The defence minister said on Friday there was “no doubt in [his] mind” about what he described as a “statement of the obvious” regarding China’s preference of Labor. He claimed he based Thursday’s inflammatory allegation on “open source and other intelligence”.
The Morrison government, struggling in the polls, is increasingly seeking to weaponise its perceived advantage on national security issues before the 2022 election, despite Labor’s bipartisan cooperation against China’s aggressive stance in the Asia-Pacific region.
In question time on Thursday, Dutton claimed that the Chinese Communist party had “made a decision about who they’re going to back in the next federal election … and that is open and that is obvious, and they have picked this bloke [Anthony Albanese] as that candidate”.
The personal attack on the Labor leader was echoed by Scott Morrison, who claimed that “those who are seeking to coerce Australia” knew that “their candidate” in the election was “the leader of the Labor party”.
Turnbull told ABC radio that Dutton’s claim was “reckless” because it “undermines Australian security” and “uses matters of grave national security purely for crass political advantage”.
The former Liberal prime minister accused Dutton of seeking to wedge both Labor and Morrison by “rushing off to the right” with the inflammatory claim.
“We should not be turning the debate about China and national security into some kind of reds-under-the-beds scare,” Turnbull said. “The proposition that Albanese is under influence of the CCP is ludicrous. It’s just a sign of desperation.”
Asked how ugly he thought the election campaign could get, Turnbull said he was “worried it’s going to get uglier” and the China accusation was “really bad”.
“Morrison should try to pull Dutton back in on that. It has no basis in fact and all that will do is undermine our prospects of being united in face of pressure from other countries.”

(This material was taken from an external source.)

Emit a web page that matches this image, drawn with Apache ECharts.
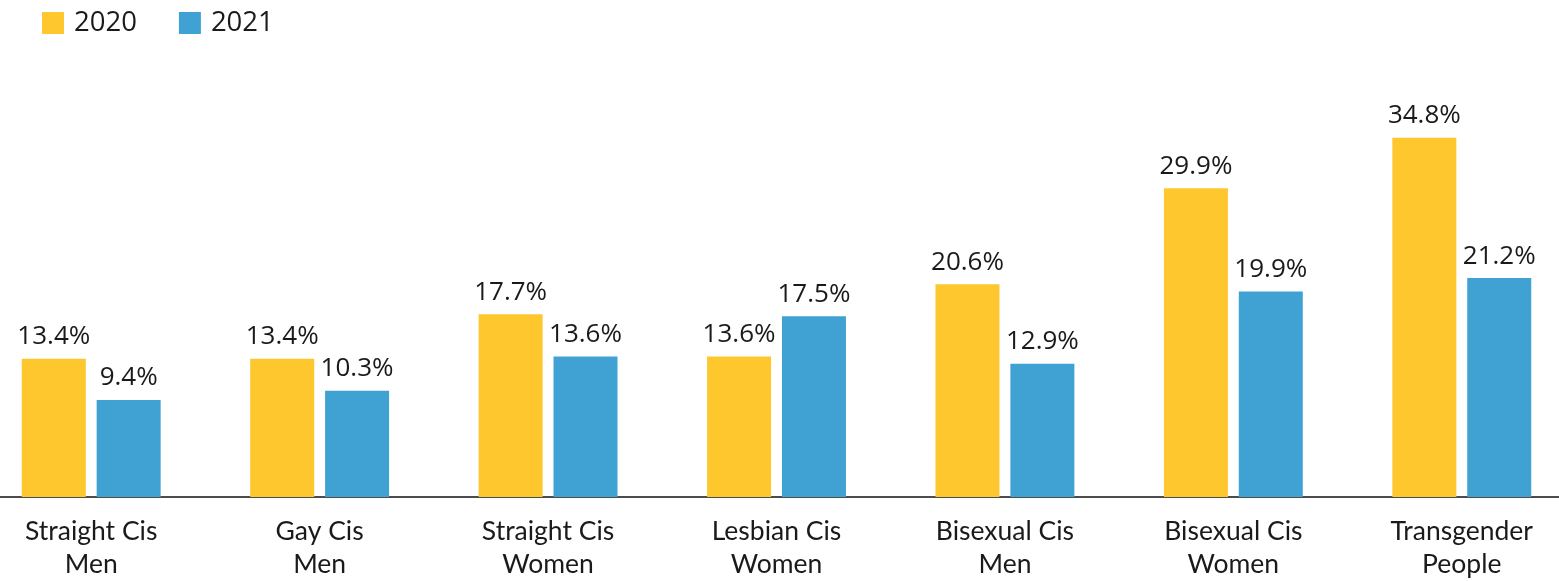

But Dutton defended the claim, telling ABC radio there was “open-source information reported over a long period of time” that China and Russia exerted political influence in Australia and other democracies, including the US and the UK.
China and Russia sought to influence “young members [of political parties] who are on the rise” and “pick somebody who will be influential within that party in years to come”, he said.
“If you look at the facts, in this case, I think certainly, from what I see, both open source and other intelligence that I see it’s a statement of the obvious,” Dutton said, without producing any evidence to substantiate the claim about Albanese.
Instead, Dutton cited “relationships going back to” former the Labor senator Sam Dastyari and the former New South Wales premier Bob Carr, who he said was “obviously very close still to Beijing”.
“There’s no doubt in my mind about the statement that I made yesterday. And I think there needs to be greater awareness, frankly, particularly from the Labor party about the engagement of people who don’t have our national interests [at heart].”
Labor has supported the government’s diplomatic boycott of the Beijing Winter Olympics, criticised the Chinese government’s human rights record, and gone further than the Coalition in calling for targeted sanctions to oppose Uyghur forced labour.
In November Albanese rebuffed the former Labor prime minister Paul Keating for arguing for a return to the engagement policies of the 1990s. The opposition leader has also said he stands with Taiwan against Chinese aggression.
The director general of the Office of National Intelligence, Andrew Shearer, has said national security “is rightly bipartisan in a more partisan world” and his dealings with Albanese and senior Labor colleagues during private security briefings have been “cordial, constructive and professional”.
In his threat assessment speech on Wednesday evening, the head of the Australian Security Intelligence Organisation, Mike Burgess, said “attempts at political interference are not confined to one side of politics”.